Il réalise ses premiers clichés alors qu’il habite toujours à la salle de l’Alhambra. Mais la famille déménage et s’installe une centaine de mètres plus loin, 4 rue du Calvaire, dans une maison louée aux Croisieaux. C’est là que naît leur dernier enfant.
Nous sommes en 1894. L’atelier Th Carlier est né.
Les premiers candidats aux portraits sont installés – lumière oblige – dans une serre à raisin au fond du jardin. Cette situation de fortune sera vite améliorée par la construction, en bordure de route, d’un véritable studio de prise de vue redécouvert par hasard une centaine d’années après son inauguration (2).
On est en droit de se demander comment un peintre en bâtiment parvient à la fin du siècle dernier, à installer un studio de photographie aussi sophistiqué. Cela reste un mystère mais on sait que cet homme avait un esprit vif et curieux de tout, intéressé par les progrès techniques de l’époque. C’est vraisemblablement en autodidacte qu’il a ouvert son studio. Les nombreux livres qu’il a consulté sur le sujet semblent étayer cette thèse.
Noël Carlier (puisque c’est sous ce nom qu’il signera ensuite ses oeuvres) photographie d’abord les gens autour de lui : sa famille, des Stambrugeois, les habitants des villages voisins (le métier de photographe était encore peu répandu à l’époque). Il effectue aussi un travail de reporter en photographiant les événements qui animent sa région : activités de sociétés diverses, travaux d’aménagement des rues de Stambruges, la Grande Guerre, curage du Canal Ath-Blaton. Il est ainsi un formidable témoin de son époque et l’examen de chacun de ses clichés est riche d’enseignement sur la vie de l’époque.
Le travail qu’il a réalisé est d’une qualité indéniable et si l’homme a quelque peu disparu de notre mémoire il avait à l’époque une notoriété certaine. Plusieurs de ses clichés furent exposés à Anvers; il travaillait pour d’autres photographes tant la qualité de ses agrandissements (tirage au charbon) et de sa retouche des portraits était estimée; nombre de personnalités de la noblesse et des arts se firent tirer leur portrait par ses soins.
Qui plus est, cet esprit talentueux s’agrémentait d’un caractère hors pair.
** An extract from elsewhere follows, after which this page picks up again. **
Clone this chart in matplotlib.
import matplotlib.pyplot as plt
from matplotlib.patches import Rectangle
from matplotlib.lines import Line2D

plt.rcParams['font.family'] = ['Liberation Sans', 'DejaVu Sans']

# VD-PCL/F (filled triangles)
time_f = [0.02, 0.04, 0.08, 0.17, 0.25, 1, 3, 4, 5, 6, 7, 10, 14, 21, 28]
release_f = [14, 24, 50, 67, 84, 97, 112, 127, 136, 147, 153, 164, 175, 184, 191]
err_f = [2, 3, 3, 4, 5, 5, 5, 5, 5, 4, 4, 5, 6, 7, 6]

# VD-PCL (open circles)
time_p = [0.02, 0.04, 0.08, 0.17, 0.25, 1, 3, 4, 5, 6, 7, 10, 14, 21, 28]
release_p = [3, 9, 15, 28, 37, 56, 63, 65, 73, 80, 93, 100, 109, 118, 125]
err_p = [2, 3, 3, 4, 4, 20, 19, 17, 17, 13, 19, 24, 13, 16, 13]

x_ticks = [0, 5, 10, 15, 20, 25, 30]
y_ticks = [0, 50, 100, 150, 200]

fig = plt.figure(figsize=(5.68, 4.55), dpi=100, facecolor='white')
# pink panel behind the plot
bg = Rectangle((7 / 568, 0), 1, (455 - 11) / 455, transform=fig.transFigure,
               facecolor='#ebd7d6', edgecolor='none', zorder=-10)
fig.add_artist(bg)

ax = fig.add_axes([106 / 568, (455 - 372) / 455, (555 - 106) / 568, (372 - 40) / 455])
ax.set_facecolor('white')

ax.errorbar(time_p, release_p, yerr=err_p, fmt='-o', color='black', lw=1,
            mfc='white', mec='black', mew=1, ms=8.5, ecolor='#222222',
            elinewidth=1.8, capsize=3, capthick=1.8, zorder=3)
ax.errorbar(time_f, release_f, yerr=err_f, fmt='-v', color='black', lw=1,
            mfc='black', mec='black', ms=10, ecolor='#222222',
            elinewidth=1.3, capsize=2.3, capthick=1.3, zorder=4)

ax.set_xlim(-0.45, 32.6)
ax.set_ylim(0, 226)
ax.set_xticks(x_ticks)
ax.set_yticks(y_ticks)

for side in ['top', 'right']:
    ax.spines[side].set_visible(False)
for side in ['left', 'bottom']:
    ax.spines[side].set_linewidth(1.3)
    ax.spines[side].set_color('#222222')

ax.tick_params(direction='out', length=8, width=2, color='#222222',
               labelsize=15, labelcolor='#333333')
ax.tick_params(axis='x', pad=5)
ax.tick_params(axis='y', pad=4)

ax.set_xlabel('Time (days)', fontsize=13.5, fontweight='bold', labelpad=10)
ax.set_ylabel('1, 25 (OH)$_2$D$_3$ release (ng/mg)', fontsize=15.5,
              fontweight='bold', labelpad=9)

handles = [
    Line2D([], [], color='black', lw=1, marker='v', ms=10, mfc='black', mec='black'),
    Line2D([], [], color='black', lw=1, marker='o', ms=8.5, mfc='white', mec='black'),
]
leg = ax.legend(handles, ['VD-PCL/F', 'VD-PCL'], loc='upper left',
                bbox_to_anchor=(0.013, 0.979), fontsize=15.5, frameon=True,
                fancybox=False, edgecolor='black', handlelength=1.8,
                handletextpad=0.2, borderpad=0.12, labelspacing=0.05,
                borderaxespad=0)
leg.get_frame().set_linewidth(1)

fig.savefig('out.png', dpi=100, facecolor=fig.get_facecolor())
Noël Carlier était connu à Stambruges sous le sobriquet de Noé Layette, le boute en train. S’il régnait en maître dans son studio et sa chambre noire, il était aussi le roi de l’amusette et du bon vivre. Contemporain et ami du bourgmestre Antoine Gosselin, il était membre de la société des Francs Lurons pour qui la bonne chaire était un des buts principaux. Pince sans rire et esprit ingénieux on l’a dit, il a effrayé ses voisins en projetant des images de lions sur les murs de son quartier, le Carnaillé . Il était le premier à participer aux festivités locales au cours desquelles il était chargé de tirer les campes, notamment le 11 novembre 1919.
Une vie aussi bien remplie ne l’empêcha pas de vivre vieux. On le retrouva mort dans son lit au matin du 10 février 1931.
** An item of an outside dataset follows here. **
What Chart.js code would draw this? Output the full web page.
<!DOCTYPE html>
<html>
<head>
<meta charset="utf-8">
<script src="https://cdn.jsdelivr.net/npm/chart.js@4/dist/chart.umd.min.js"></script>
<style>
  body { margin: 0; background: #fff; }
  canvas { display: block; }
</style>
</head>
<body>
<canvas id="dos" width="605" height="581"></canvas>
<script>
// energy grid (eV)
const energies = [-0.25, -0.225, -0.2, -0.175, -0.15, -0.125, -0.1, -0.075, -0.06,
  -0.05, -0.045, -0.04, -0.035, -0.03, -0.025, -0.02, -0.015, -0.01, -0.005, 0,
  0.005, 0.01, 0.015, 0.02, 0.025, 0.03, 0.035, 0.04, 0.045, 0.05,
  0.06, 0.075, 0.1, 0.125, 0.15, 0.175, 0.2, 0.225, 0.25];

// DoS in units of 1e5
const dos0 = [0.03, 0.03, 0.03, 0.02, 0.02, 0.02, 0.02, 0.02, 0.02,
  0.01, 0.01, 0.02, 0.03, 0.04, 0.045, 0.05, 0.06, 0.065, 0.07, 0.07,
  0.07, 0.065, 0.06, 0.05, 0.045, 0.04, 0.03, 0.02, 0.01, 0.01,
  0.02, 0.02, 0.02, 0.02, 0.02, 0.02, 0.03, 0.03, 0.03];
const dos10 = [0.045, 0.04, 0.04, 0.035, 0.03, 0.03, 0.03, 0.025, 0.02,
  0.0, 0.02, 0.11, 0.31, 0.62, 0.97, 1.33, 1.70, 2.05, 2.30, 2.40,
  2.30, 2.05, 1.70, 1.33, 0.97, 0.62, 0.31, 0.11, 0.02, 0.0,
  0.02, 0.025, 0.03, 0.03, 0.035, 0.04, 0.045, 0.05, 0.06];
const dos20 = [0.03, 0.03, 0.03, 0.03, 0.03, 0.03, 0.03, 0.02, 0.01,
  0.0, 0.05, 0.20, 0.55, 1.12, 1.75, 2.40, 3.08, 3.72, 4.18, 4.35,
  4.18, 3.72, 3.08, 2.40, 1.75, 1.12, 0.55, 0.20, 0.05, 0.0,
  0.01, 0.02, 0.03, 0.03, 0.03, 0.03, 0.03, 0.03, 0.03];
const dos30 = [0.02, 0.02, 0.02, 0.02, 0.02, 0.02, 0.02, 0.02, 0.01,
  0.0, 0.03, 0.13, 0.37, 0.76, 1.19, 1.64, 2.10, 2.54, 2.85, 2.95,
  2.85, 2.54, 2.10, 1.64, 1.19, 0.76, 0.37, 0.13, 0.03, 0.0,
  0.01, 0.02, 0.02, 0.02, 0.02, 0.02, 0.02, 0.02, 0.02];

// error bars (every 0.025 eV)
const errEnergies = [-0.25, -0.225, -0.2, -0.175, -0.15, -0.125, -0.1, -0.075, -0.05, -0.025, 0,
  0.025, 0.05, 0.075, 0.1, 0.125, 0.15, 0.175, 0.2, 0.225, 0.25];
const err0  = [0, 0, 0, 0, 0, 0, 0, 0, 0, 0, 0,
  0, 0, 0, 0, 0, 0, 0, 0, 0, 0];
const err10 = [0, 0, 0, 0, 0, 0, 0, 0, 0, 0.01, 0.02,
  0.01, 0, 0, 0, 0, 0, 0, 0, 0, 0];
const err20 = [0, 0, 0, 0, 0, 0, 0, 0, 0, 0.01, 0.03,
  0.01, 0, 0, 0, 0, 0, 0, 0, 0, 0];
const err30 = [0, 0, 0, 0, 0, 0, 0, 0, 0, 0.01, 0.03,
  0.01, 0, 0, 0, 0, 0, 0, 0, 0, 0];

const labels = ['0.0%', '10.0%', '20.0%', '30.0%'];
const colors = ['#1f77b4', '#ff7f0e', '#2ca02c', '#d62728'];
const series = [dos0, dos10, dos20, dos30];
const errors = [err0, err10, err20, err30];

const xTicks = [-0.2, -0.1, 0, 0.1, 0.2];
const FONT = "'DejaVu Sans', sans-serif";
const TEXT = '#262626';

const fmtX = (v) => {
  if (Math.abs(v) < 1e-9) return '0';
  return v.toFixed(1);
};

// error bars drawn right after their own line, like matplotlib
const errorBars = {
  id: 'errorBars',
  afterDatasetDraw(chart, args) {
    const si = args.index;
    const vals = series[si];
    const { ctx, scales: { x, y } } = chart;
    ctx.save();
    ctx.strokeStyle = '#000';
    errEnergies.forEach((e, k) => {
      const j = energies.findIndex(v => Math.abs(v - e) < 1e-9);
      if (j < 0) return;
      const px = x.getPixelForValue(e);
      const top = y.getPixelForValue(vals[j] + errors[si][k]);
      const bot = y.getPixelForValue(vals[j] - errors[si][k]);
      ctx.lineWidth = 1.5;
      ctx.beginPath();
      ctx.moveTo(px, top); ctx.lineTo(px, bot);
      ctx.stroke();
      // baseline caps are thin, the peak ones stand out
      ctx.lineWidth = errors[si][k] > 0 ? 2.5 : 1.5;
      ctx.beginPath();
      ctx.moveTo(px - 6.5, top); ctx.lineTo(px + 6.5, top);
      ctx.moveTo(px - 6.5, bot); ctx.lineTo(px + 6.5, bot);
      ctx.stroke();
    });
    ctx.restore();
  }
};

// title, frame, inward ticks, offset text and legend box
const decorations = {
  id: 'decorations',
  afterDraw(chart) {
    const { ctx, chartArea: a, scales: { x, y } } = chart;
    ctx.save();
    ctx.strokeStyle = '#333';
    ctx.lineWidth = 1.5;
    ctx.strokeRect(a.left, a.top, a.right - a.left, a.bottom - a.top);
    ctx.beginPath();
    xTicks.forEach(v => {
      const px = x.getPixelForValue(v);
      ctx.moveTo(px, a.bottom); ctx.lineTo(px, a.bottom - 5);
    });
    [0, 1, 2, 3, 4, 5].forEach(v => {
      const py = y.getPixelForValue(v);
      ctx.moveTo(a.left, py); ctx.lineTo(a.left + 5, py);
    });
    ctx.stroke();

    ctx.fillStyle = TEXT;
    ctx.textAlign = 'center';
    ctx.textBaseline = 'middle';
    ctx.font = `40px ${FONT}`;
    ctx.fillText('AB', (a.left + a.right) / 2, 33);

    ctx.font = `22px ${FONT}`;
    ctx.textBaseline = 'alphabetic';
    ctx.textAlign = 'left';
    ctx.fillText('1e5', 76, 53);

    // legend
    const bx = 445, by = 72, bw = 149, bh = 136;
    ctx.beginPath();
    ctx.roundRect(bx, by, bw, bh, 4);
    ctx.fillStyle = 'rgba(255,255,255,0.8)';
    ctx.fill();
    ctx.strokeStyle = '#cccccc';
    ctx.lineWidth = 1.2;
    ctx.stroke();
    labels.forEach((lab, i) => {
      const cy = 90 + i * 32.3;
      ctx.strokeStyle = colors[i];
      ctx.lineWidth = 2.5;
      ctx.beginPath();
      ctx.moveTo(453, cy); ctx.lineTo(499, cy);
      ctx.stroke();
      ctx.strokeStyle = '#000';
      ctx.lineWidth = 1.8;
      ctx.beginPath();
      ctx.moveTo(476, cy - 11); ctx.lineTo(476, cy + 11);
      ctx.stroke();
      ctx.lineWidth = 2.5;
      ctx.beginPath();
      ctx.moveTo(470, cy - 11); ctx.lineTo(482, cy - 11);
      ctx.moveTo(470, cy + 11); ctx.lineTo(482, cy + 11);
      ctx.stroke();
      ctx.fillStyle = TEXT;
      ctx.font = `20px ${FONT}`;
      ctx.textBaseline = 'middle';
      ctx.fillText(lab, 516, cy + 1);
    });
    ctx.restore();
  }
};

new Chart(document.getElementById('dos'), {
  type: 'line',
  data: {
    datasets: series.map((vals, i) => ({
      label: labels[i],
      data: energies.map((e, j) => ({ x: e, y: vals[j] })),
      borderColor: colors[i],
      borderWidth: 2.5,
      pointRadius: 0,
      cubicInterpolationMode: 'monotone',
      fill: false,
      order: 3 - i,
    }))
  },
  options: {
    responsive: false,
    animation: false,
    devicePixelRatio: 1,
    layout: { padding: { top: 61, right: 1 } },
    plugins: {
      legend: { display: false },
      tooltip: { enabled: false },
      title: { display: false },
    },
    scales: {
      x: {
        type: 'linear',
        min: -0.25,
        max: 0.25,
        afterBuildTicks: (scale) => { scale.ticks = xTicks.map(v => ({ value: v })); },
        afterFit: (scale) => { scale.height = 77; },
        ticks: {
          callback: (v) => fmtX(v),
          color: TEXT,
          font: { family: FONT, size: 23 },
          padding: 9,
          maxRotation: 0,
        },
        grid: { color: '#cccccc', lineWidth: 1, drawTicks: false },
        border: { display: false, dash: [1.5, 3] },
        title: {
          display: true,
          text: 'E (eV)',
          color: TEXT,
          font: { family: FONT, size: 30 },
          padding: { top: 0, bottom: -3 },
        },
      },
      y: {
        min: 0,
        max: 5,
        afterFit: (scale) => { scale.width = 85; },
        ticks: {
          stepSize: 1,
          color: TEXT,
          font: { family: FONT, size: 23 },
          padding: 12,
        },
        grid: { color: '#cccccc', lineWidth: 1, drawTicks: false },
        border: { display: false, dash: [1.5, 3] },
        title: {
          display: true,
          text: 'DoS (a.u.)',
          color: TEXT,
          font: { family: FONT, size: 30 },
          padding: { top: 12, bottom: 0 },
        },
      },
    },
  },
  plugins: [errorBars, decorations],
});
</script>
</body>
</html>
Certains clichés sont signés Th et E Carlier, ou encore E Carlier. En effet, l’artiste travailla avec son fils cadet Emile qui reprit à son compte les activités du studio. Mais le fils n’avait pas le génie du père et quelques années avant 1940, il vendit une partie du matériel photographique et ferma définitivement la porte de l’atelier Carlier.
D’après les renseignements récoltés au cours de plusieurs conversations avec Francine Moulin, petite-fille de Noël Carlier et généreuse donatrice (1992)
Bibliographie :
(1) – Steven F. JOSEPH et Tristan SCHWILDEN « La photographie professionnelle au XIXème siècle » – in « Pour une histoire de la photographie en Belgique » ‚ Musée de la Photographie – Charleroi
(1) – « Le Studio » dans la série « Life la photographie », éd Time Life.